Die SPÖ machte ihrem Minister dagegen die Mauer: Während Bundesgeschäftsführerin Laura Rudas auch die Absetzung Entachers als „sachlich richtig“ verteidigte, blieb Klubchef Josef Cap zur Causa an sich schweigsam: Darabos dürfe sich von seinem Reformweg nicht abbringen lassen, so Caps knapper Kommentar.

Beim Koalitionspartner hat Darabos nun freilich noch schlechtere Karten: Die ÖVP sei „allzeit bereit“ über eine „grundlegende Reform des Bundesheeres zu verhandeln“, sagte Rauch.
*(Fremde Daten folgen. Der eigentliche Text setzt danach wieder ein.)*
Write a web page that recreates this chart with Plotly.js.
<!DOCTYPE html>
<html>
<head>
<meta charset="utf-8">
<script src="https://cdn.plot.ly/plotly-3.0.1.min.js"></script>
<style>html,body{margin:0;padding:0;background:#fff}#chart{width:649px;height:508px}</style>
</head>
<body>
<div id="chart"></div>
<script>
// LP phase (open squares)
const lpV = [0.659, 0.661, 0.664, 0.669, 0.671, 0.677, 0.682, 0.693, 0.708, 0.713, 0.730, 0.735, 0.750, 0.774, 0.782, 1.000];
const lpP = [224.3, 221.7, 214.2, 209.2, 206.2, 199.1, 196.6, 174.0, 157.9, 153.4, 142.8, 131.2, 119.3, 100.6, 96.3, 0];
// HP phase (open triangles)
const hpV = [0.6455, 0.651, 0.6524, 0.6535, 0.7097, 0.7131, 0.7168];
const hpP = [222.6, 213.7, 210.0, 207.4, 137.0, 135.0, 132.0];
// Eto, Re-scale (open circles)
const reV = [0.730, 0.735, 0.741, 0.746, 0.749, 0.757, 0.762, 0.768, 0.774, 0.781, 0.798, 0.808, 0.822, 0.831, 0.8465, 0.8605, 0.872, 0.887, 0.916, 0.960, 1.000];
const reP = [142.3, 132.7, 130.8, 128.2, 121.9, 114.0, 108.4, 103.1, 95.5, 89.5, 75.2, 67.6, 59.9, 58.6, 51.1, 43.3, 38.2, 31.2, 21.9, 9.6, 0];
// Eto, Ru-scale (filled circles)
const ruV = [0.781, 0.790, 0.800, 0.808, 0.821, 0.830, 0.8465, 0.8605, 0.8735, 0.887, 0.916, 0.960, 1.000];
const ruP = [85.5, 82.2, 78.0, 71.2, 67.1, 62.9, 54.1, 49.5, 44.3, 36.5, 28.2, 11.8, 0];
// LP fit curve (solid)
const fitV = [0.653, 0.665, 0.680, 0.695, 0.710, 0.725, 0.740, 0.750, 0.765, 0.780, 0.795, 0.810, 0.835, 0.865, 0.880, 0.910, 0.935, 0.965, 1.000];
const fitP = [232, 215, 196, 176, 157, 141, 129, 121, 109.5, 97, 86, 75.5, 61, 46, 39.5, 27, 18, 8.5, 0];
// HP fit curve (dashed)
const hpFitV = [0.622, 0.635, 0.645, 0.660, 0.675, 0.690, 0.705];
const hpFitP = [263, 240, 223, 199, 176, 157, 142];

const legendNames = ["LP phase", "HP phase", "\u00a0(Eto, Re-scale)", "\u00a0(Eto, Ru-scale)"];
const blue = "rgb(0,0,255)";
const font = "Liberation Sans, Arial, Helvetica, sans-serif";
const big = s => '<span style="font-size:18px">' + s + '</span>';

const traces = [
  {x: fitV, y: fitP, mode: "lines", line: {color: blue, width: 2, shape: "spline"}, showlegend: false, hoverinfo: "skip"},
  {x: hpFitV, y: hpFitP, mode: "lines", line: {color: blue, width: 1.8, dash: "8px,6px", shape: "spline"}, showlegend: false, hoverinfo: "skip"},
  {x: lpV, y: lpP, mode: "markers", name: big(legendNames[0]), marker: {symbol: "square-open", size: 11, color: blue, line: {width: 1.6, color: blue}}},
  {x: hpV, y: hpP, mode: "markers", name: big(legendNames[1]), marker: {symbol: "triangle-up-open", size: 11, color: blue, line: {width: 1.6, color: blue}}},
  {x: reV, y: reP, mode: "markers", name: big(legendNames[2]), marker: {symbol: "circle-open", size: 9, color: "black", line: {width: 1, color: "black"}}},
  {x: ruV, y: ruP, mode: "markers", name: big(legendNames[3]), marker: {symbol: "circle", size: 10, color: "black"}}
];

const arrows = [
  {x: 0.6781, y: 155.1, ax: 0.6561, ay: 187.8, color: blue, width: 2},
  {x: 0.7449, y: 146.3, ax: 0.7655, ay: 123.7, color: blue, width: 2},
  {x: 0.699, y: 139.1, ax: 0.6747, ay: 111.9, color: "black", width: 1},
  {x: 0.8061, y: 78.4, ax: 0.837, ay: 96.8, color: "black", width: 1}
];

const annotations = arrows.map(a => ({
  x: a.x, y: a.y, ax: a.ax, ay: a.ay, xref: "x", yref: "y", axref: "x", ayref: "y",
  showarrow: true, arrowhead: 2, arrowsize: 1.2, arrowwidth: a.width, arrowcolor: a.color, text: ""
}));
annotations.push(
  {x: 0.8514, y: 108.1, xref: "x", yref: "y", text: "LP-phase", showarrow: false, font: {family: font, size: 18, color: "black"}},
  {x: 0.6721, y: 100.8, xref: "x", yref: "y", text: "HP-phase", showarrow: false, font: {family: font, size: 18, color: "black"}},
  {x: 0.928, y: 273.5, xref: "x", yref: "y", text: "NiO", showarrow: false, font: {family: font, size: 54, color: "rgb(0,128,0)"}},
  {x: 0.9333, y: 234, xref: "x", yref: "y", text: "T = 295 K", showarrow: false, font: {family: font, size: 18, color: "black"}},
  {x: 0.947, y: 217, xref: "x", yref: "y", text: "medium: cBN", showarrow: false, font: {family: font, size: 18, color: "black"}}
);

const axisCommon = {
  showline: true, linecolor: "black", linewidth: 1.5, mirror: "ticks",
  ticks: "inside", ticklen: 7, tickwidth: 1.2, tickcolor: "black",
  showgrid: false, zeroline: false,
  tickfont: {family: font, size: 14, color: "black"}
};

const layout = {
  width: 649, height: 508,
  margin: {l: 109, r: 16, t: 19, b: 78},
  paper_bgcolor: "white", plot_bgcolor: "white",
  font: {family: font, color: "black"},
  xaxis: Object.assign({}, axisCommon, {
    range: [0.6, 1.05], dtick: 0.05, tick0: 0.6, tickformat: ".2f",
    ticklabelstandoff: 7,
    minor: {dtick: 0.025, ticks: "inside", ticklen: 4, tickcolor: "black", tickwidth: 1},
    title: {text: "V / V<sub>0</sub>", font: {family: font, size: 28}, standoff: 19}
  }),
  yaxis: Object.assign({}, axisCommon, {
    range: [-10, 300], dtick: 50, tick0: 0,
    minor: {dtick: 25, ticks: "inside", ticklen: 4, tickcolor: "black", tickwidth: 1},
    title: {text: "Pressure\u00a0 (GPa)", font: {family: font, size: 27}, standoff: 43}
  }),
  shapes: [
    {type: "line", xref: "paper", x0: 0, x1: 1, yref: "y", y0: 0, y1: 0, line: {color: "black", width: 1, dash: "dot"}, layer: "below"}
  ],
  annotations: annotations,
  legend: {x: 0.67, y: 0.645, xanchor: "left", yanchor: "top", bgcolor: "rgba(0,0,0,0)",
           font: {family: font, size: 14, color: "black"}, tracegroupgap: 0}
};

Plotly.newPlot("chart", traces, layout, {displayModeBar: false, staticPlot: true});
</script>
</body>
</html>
Die Abschaffung der Wehrpflicht sei aber weiterhin kein Thema.

Zum Thema könnte Darabos nun aber ohnehin auch die schon länger geplante Umstrukturierung in seinem Ressort machen. Diese soll, wie kolportiert wird, auch einen Umbau und damit eine Entmachtung des Generalstabs bringen. Als interimistischer Leiter fungierte seit Entachers Ablöse dessen früherer Stellvertreter, Othmar Commenda.

Entacher will seinen Vertrag bis 2013 erfüllen. Um ihn vorher loszuwerden, bliebe Darabos nur ein Weg: Seit 30. September ist Entacher pensionsberechtigt.

 

Causa Entacher: Chronologie

Oktober 2010: Wiens Bürgermeister Michael Häupl leitet kurz vor den Landtagswahlen den SP-Schwenk zur Wehrpflicht ein. Seine Idee für eine Volksbefragung zur Abschaffung findet bei Verteidigungsminister Norbert Darabos, bisher Wehrpflicht-Verteidiger, sofort Anklang.

Dezember: Darabos beauftragt den Generalstab unter Edmund Entacher mit der Ausarbeitung verschiedener Modelle für eine Reform des Bundesheeres.

12. Jänner 2011: Die SPÖ legt sich bei einem Parteipräsidium endgültig auf die Abschaffung der Wehrpflicht fest. Darabos soll ein Konzept erstellen.

15. Jänner: Entacher warnt öffentlich vor einer Umstellung: Ein Berufsheer würde entweder mehr kosten oder weniger leisten als das bisherige System.

17. Jänner: Darabos stellt sein Modell für eine Mischung aus Berufs- und Freiwilligenheer vor.

22. Jänner: Entacher legt in einem „profil“-Interview nach: „Warum soll ich ein neues System einführen, das voller Risiken steckt und bei dem es kein Zurück mehr gibt? Kein vernünftiger Mensch würde das tun.“

24. Jänner: Nach einem Gespräch beruft Darabos seinen General ab. Tags darauf kritisiert Bundespräsident Heinz Fischer die Absetzung. Entacher zieht vor die Berufungskommission im Bundeskanzleramt.

27. September: Eine erste Entscheidung der Kommission lässt keine genauen Schlüsse zu. Beide Seiten sehen sich im Recht.

7. November: Die Berufungskommission hebt den Versetzungsbescheid auf.